### Open AI Gym

Reinforcement Learning with CartePole

In [1]:
import gym
import numpy as np
import os
import sys
import matplotlib.pyplot as plt
from matplotlib.pyplot import imshow
import numpy as np
from PIL import Image
import time

%matplotlib nbagg

In [2]:
# ---------- Initialise CartePole -------------
env = gym.make('CartPole-v0')

obs = env.reset()
img = env.render(mode='rgb_array')
imshow(img)

<IPython.core.display.Javascript object>

<matplotlib.image.AxesImage at 0x285268c8f60>

In [10]:
# --------------- Parameters -----------------
# Horizontal position, velocity, angle of the pole, angular velocity
obs = env.reset()
obs

array([-0.00570867,  0.01647846, -0.00586921, -0.00306953])

In [3]:
img.shape

(400, 600, 3)

In [4]:
# Actions available for the environment
env.action_space

Discrete(2)

In [5]:
# There are two (2) options:
#    * Accelerate left
#    * Accelerate right

action = 1    # Accelerate right

In [6]:
# --------------- Step forward  -----------------
obs, reward, done, info = env.step(action)
obs

array([-0.04588866,  0.15758776, -0.04484753, -0.28670848])

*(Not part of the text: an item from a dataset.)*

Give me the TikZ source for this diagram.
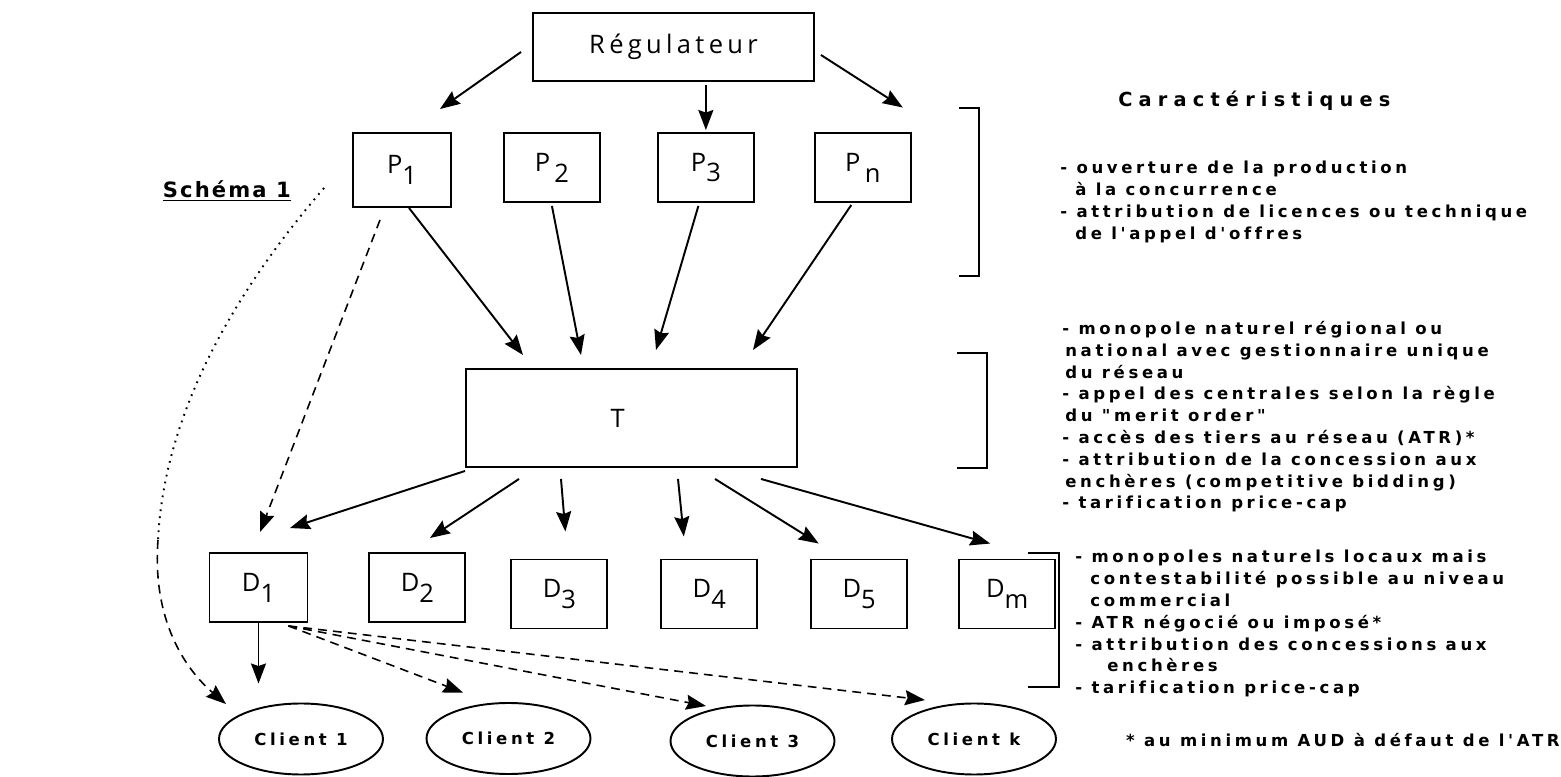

* `obs` is the new observation
* `reward` is given 1 point at every step, the goal is to keep running as long as possible
* `done` This value will be true when the episode is over
* `info` This dictionary may provide extra debug information in other environments

In [7]:
reward, done, info

(1.0, False, {})

In [8]:
# Slider has moved to the right, pole angle has decreased
img = env.render(mode='rgb_array')
imshow(img)

<matplotlib.image.AxesImage at 0x28526bbf7f0>

In [9]:
# --------------- Test Strategy  -----------------
# Accelerate left when pole is leaning left, accelerate
# right when the pole is leaning right

def basic_policy(obs):
    # Unpack observation and state
    h_pos = obs[0]
    vel = obs[1]
    angle = obs[2]
    a_vel = obs[3]

    return 0 if angle < 0 else 1

totals = []
for episode in range(100):
    episode_rewards = 0
    obs = env.reset()
    for step in range(1000): # 1000 steps max
        action = basic_policy(obs)
        obs, reward, done, info = env.step(action)
        episode_rewards += reward
        if done:
            break
    totals.append(episode_rewards)

print('First 10 Scores:', totals[:10])
print('\nMean:', np.mean(totals), '\n Max:', np.max(totals), '\n Min:', np.min(totals))

First 10 Scores: [49.0, 38.0, 25.0, 48.0, 52.0, 39.0, 40.0, 41.0, 48.0, 39.0]

Mean: 43.33 
 Max: 68.0 
 Min: 25.0


In [10]:
# to make this notebook's output stable across runs
def reset_graph(seed=42):
    tf.reset_default_graph()
    tf.set_random_seed(seed)
    np.random.seed(seed)

# To plot pretty figures and animations
%matplotlib nbagg
import matplotlib
import matplotlib.animation as animation
import matplotlib.pyplot as plt
plt.rcParams['axes.labelsize'] = 14
plt.rcParams['xtick.labelsize'] = 12
plt.rcParams['ytick.labelsize'] = 12

# Where to save the figures
PROJECT_ROOT_DIR = "."
CHAPTER_ID = "rl"

def save_fig(fig_id, tight_layout=True):
    path = os.path.join(PROJECT_ROOT_DIR, "images", CHAPTER_ID, fig_id + ".png")
    print("Saving figure", fig_id)
    if tight_layout:
        plt.tight_layout()
    plt.savefig(path, format='png', dpi=300)

In [12]:
os.chdir('..')

In [13]:
# Utility function that hides a lot of the heavy lifting
from render_utils import *

%load_ext autoreload
%autoreload 2

In [14]:
def update_scene(num, frames, patch):
    patch.set_data(frames[num])
    return patch,

def plot_animation(frames, repeat=False, interval=40):
    plt.close()  # or else nbagg sometimes plots in the previous cell
    fig = plt.figure()
    patch = plt.imshow(frames[0])
    plt.axis('off')
    return animation.FuncAnimation(fig, update_scene, fargs=(frames, patch), frames=len(frames), repeat=repeat, interval=interval)

In [15]:
frames = []

n_max_steps = 1000
n_change_steps = 10

obs = env.reset()
for step in range(n_max_steps):
    img = render_cart_pole(env, obs, step, action)
    frames.append(img)

    # hard-coded policy
    position, velocity, angle, angular_velocity = obs
    if angle < 0:
        action = 0
    else:
        action = 1

    obs, reward, done, info = env.step(action)
    if done:
        break

In [20]:
video = plot_animation(frames, repeat=False)
plt.show()

<IPython.core.display.Javascript object>